Каждый день к 9-ти часам я являлся на работу (с противогазом и пропуском). Весь день бегал по вызовам по всем этажам и кабинетам, где надо было исправить телефон, отрегулировать диск, заменить аппарат, протянуть новую линию или прибить ее под самодельные скобки. А еще надо было каждый день проверять полевой телефон на башне, где стоял пулемет. Иногда с утра нас гнали на грузовике за кабелем в другое здание Генштаба, на Спартаковской. А по ночам почти регулярно объявлялись воздушные тревоги и шли налеты на Москву — надо было бежать на крышу дома, сбрасывать зажигалки на землю и засыпать их песком. Однажды я не услышал тревоги, проспал ее и прибежал в Наркомат не к 9-ти, а к 10-ти утра. Я решил, что в лучшем случае меня уволят с работы, в худшем — отдадут под военный трибунал. Но и тут меня спас случай. Оказывается, раз ночью была тревога, то на работу приходят не к 9-ти часам, а на час позднее — к 10-ти. Ура! Я спасен!

Война бушевала на всех фронтах. Был уже сдан Минск. Оттуда бежали — чуть не пешком — мхатовцы. Спас театр, конечно, И.М. Москвин. Он возглавил это бегство из горящего Минска, где МХАТ только что начал свои гастроли. Его за мужество назвали «маршал МХАТа», ему тогда было 67 лет, но он не покинул коллектив театра (хотя ему предлагали персональную машину для эвакуации) и доставил всех в Москву живыми и здоровыми. Конечно, там было много страха, и по дороге они хлебнули много горя. Но вспоминали потом и смешные ситуации. Например, как артиста В.А. Вербицкого, который ходил в берете, приняли за немецкого шпиона… И как Москвин звонил по телефону и объяснял, что это говорит народный артист Советского Союза, а Добронравов с грустным юмором добавлял: «Половины! Половины Советского Союза!»… Так почти пешком все добрались до Можайска, а уж потом на электричке до Москвы. Декорации многих спектаклей тогда сгорели, и легендарные «Дни Турбиных» поэтому не восстанавливали.

Конечно, всех потрясла речь Сталина 3 июля 1941 года: «…Братья и сестры! К вам обращаюсь я, друзья мои…» Это было первое слово надежды за две недели войны. И то, что Сталин не уехал из Москвы, когда немцы стояли уже у самого города, вселяло в нас веру в победу.
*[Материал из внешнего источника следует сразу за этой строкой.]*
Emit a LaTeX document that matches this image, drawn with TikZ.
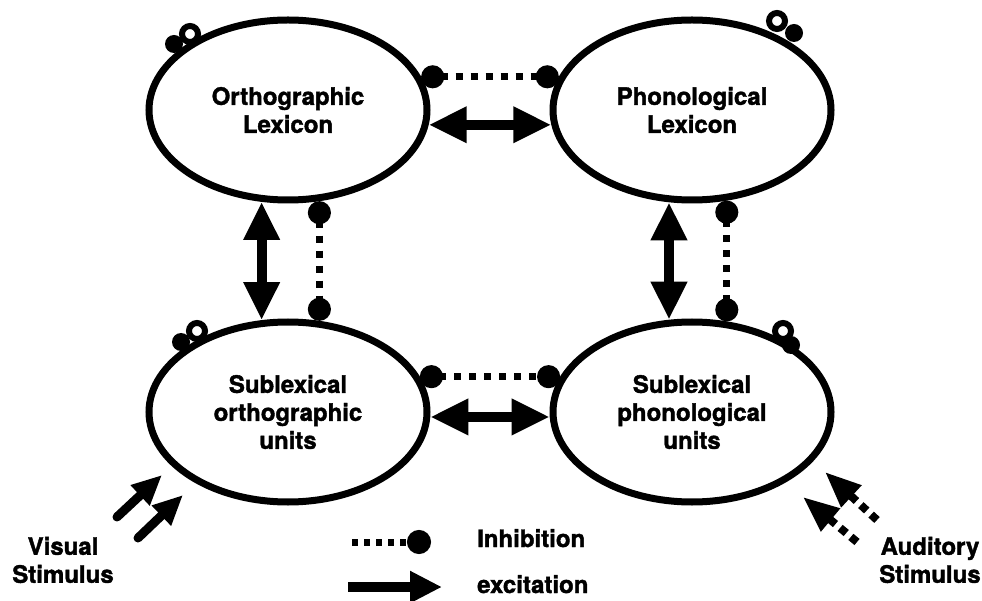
\documentclass[tikz,border=0pt]{standalone}
\usepackage{fontspec}
\setmainfont{TeX Gyre Heros}[BoldFeatures={FakeBold=1.6}]
\usetikzlibrary{positioning,arrows.meta,shapes.geometric}
\tikzset{%
unit/.style={ellipse,draw,line width=7pt,minimum width=278pt,minimum height=180pt,inner sep=0,align=center},
excite/.style={line width=10pt,{Triangle[length=38pt,width=34pt]}-{Triangle[length=38pt,width=34pt]}},
inhibit/.style={line width=7pt,dash pattern=on 7pt off 8pt,{Circle[length=23pt]}-{Circle[length=23pt]}},
selfloop/.style={draw,circle,line width=6pt,minimum size=16pt,inner sep=0},
selfdot/.style={fill,circle,minimum size=18pt,inner sep=0},
seeing/.style={line width=9pt,line cap=round,-{Triangle[length=30pt,width=26pt]}},
hearing/.style={line width=8pt,dash pattern=on 8pt off 6pt,-{Triangle[length=36pt,width=28pt]}},
legendtext/.style={anchor=base west,inner sep=0},
every node/.style={font=\fontsize{24}{28}\selectfont\bfseries}
}
\begin{document}
\begin{tikzpicture}[x=1pt,y=-1pt]
\useasboundingbox (0,0) rectangle (982,601);

    % the four processing units
    \node[unit] (ortholex) at (288,110) {Orthographic\\Lexicon};
    \node[unit] (phonolex) at (692,110) {Phonological\\Lexicon};
    \node[unit] (orthosub) at (288,412) {Sublexical\\orthographic\\units};
    \node[unit] (phonosub) at (692,412) {Sublexical\\phonological\\units};

    % self inhibition
    \node[selfloop] (looptl) at (190,34) {};
    \node[selfdot] (dottl) at (174,44) {};
    \node[selfloop] (looptr) at (777,21) {};
    \node[selfdot] (dottr) at (794,33) {};
    \node[selfloop] (loopbl) at (197,331) {};
    \node[selfdot] (dotbl) at (181,342) {};
    \node[selfloop] (loopbr) at (783,331) {};
    \node[selfdot] (dotbr) at (791,345) {};

    \draw[excite] (ortholex.-6) -- (phonolex.186);
    \draw[inhibit] (ortholex.14) -- (phonolex.166);

    \draw[excite] (ortholex.254) -- (orthosub.106);
    \draw[inhibit] (ortholex.289) -- (orthosub.71);

    \draw[excite] (phonolex.256) -- (phonosub.104);
    \draw[inhibit] (phonolex.291) -- (phonosub.69);

    \draw[excite] (orthosub.-2) -- (phonosub.182);
    \draw[inhibit] (orthosub.15) -- (phonosub.165);

    % input
    \coordinate (vistail1) at (117,517);
    \coordinate (vistip1) at (162,475);
    \coordinate (vistail2) at (138,538);
    \coordinate (vistip2) at (183,495);
    \draw[seeing] (vistail1) -- (vistip1);
    \draw[seeing] (vistail2) -- (vistip2);
    \node[align=center,inner sep=0] (visual) at (63,560) {Visual\\Stimulus};

    \coordinate (audtail1) at (877,520);
    \coordinate (audtip1) at (825,472);
    \coordinate (audtail2) at (857,542);
    \coordinate (audtip2) at (803,497);
    \draw[hearing] (audtail1) -- (audtip1);
    \draw[hearing] (audtail2) -- (audtip2);
    \node[align=center,inner sep=0] (auditory) at (930,560) {Auditory\\Stimulus};

    % legend
    \coordinate (inhstart) at (352,542);
    \coordinate (inhend) at (431,542);
    \draw[line width=7pt,dash pattern=on 6pt off 6pt,-{Circle[length=24pt]}] (inhstart) -- (inhend);
    \node[legendtext] (inhtext) at (477,547) {Inhibition};

    \coordinate (excstart) at (348,587);
    \coordinate (excend) at (442,587);
    \draw[line width=10pt,-{Triangle[length=32pt,width=30pt]}] (excstart) -- (excend);
    \node[legendtext] (exctext) at (477,593) {excitation};

\end{tikzpicture}
\end{document}
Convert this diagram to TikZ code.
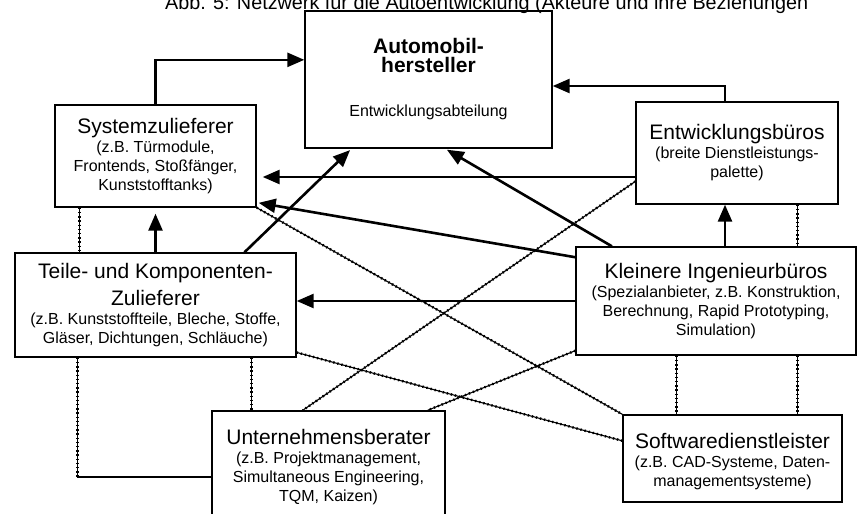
\documentclass[tikz,border=0pt]{standalone}
\usepackage{fontspec}
\setmainfont{Liberation Sans}
\usetikzlibrary{calc, positioning, arrows.meta}
\newcommand{\haupt}{\fontsize{10.5}{12}\selectfont}
\newcommand{\zusatz}{\fontsize{8}{9.5}\selectfont}

\begin{document}
\begin{tikzpicture}[x=0.5pt, y=-0.5pt,
	kasten/.style={draw, line width=.7pt, align=center, inner sep=0pt, font=\zusatz},
	pfeil/.style={line width=1.3pt, -{Triangle[length=8.5pt,width=7pt]}},
	verbindung/.style={line width=.55pt, postaction={draw, line width=1.2pt, dash pattern=on .7pt off 1.4pt}}]
	\useasboundingbox (0,0) rectangle (860,513);

	\node [anchor=base west, font=\fontsize{9.9}{12}\selectfont] (titel) at (158,9.5) {Abb. 5: Netzwerk für die Autoentwicklung (Akteure und ihre Beziehungen};

	% Akteure
	\node [kasten, minimum width=123.5pt, minimum height=68.5pt] (auto) at (428.5,79.5)
		{{\haupt\bfseries Automobil-}\\{\haupt\bfseries hersteller}\\[12.5pt]Entwicklungsabteilung};
	\node [kasten, minimum width=100.5pt, minimum height=51pt] (syst) at (155.5,156)
		{{\haupt Systemzulieferer}\\(z.B. Türmodule,\\Frontends, Stoßfänger,\\Kunststofftanks)};
	\node [kasten, minimum width=101pt, minimum height=51pt] (entw) at (737,153)
		{{\haupt Entwicklungsbüros}\\(breite Dienstleistungs-\\palette)};
	\node [kasten, minimum width=140.5pt, minimum height=52pt] (teile) at (155.5,305)
		{{\haupt Teile- und Komponenten-}\\[3pt]{\haupt Zulieferer}\\(z.B. Kunststoffteile, Bleche, Stoffe,\\Gläser, Dichtungen, Schläuche)};
	\node [kasten, minimum width=140pt, minimum height=54pt] (klein) at (716,301)
		{{\haupt Kleinere Ingenieurbüros}\\(Spezialanbieter, z.B. Konstruktion,\\Berechnung, Rapid Prototyping,\\Simulation)};
	\node [kasten, minimum width=116.5pt, minimum height=60pt] (berater) at (328.5,471)
		{{\haupt Unternehmensberater}\\(z.B. Projektmanagement,\\Simultaneous Engineering,\\TQM, Kaizen)\\[-3.5pt]};
	\node [kasten, minimum width=109.5pt, minimum height=43.5pt] (soft) at (732.5,458.5)
		{{\haupt\rule{0pt}{11pt}Softwaredienstleister}\\(z.B. CAD-Systeme, Daten-\\managementsysteme)};

	% Pfeile
	\draw [pfeil, shorten >=3pt] (teile.north) -- (syst.south);
	\draw [pfeil] (syst.north) |- ($(auto.north west)!0.358!(auto.south west)$);
	\draw [pfeil] ([xshift=-6pt]entw.north) |- ($(auto.north east)!0.547!(auto.south east)$);
	\draw [pfeil] ([xshift=4.5pt]klein.north) -- ([xshift=4.5pt]klein.north |- entw.south);
	\draw [pfeil, shorten >=3pt] ([yshift=-12pt]entw.west) -- ([yshift=-12pt]entw.west -| syst.east);
	\draw [pfeil, shorten >=1pt] ($(klein.north west)!0.1!(klein.south west)$) -- ($(syst.north east)!0.95!(syst.south east)$);
	\draw [pfeil] (klein.west) -- (klein.west -| teile.east);
	\draw [pfeil, shorten >=1pt] ($(teile.north west)!0.815!(teile.north east)$) -- ($(auto.south west)!0.19!(auto.south east)$);
	\draw [pfeil, shorten >=1pt] ($(klein.north west)!0.13!(klein.north east)$) -- ($(auto.south west)!0.567!(auto.south east)$);

	% Beziehungen
	\coordinate (s1) at ($(syst.south west)!0.124!(syst.south east)$);
	\coordinate (e1) at ($(entw.south west)!0.797!(entw.south east)$);
	\coordinate (k1) at ($(klein.south west)!0.36!(klein.south east)$);
	\coordinate (k2) at ($(klein.south west)!0.79!(klein.south east)$);
	\coordinate (t1) at ($(teile.south west)!0.224!(teile.south east)$);
	\coordinate (t2) at ($(teile.south west)!0.84!(teile.south east)$);
	\draw [verbindung] (s1) -- (s1 |- teile.north);
	\draw [verbindung] (e1) -- (e1 |- klein.north);
	\draw [verbindung] (k1) -- (k1 |- soft.north);
	\draw [verbindung] (k2) -- (k2 |- soft.north);
	\draw [verbindung] (t1) |- ([yshift=-3pt]berater.west);
	\draw [verbindung] (t2) -- (t2 |- berater.north);
	\draw [verbindung] (syst.south east) -- (soft.north west);
	\draw [verbindung] ($(teile.north east)!0.95!(teile.south east)$) -- ($(soft.north west)!0.3!(soft.south west)$);
	\draw [verbindung] ($(entw.north west)!0.775!(entw.south west)$) -- ($(berater.north west)!0.39!(berater.north east)$);
	\draw [verbindung] ($(klein.north west)!0.954!(klein.south west)$) -- ($(berater.north west)!0.923!(berater.north east)$);
\end{tikzpicture}
\end{document}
Лето 1941 года было странное — в начале июня вдруг выпал снег… А зима началась в один день, 7 ноября, когда шли по Красной площади сразу на фронт колонны мимо Мавзолея, где стоял Сталин и говорил речь, — и в это время пошел снег, не мокрый и редкий, как до этого, а густой, плотный, как стена. И сразу ударил лютый мороз.